(urth) Ultan's grammar quip

Dan'l Danehy-Oakes danldo at gmail.com
Fri May 13 11:44:51 PDT 2011


On Fri, May 13, 2011 at 11:33 AM, Jason H <beet31425 at gmail.com> wrote:

> I think that the problem is the placement of "mostly" (although for a
> different reason from what David says). It needs to be adjacent to the word
> it modifies. The correct statement is "Master Palaemon mostly teaches us
> apprentices." That is, the main thing that Palaemon does is teach: he
> "mostly teaches". In contrast, "teaches us apprentices, mostly" really means
> that he teaches different kinds of people, and most of them are apprentices
> (but e.g. there might be some journeymen that he also teaches).
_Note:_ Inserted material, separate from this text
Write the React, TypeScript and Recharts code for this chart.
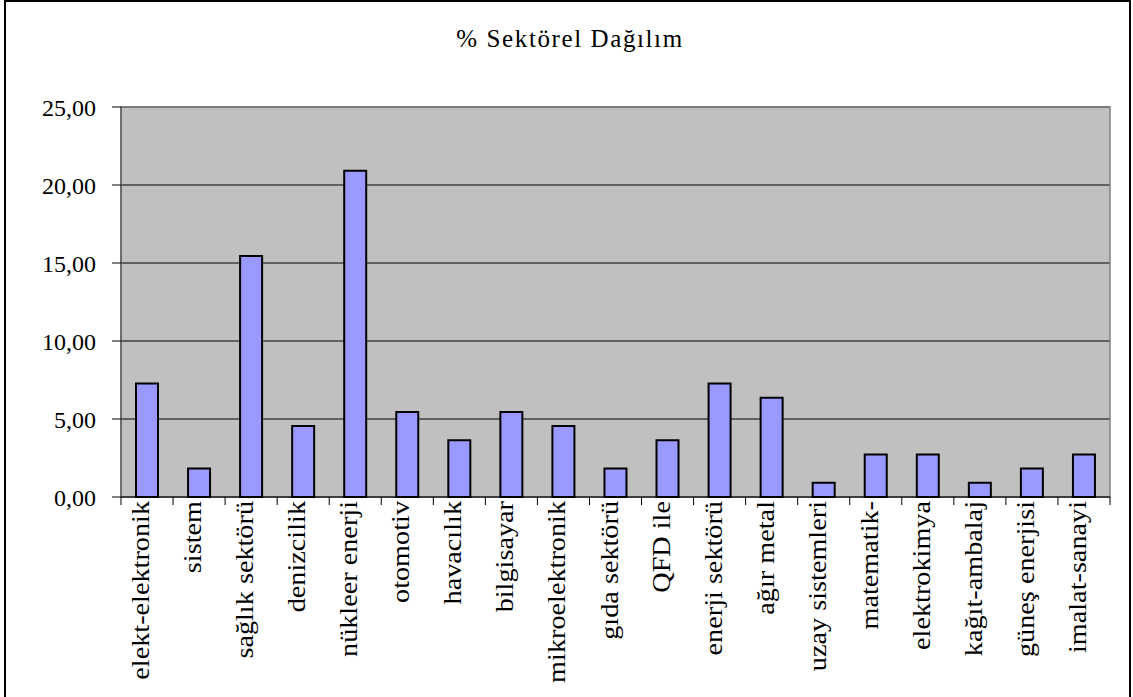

I don't
> think this is what Severian means.

If Severian meant that, he would probably say "Master Palaemon teaches
mostly us apprentices" -- or, more properly, "mainly." The hanging
adverb, separated by a comma from the rest of the sentence, is used by
Mark Twain (especially in the voice of Huck Finn) exactly as
Wolfe-through-Severian uses it here: to modify the verb, but to have
that modification come as an afterthought. The sentence as provided is
perhaps technically ambiguous, but the meaning is clear: it is the
same as if the "mostly" had been placed before "teaches."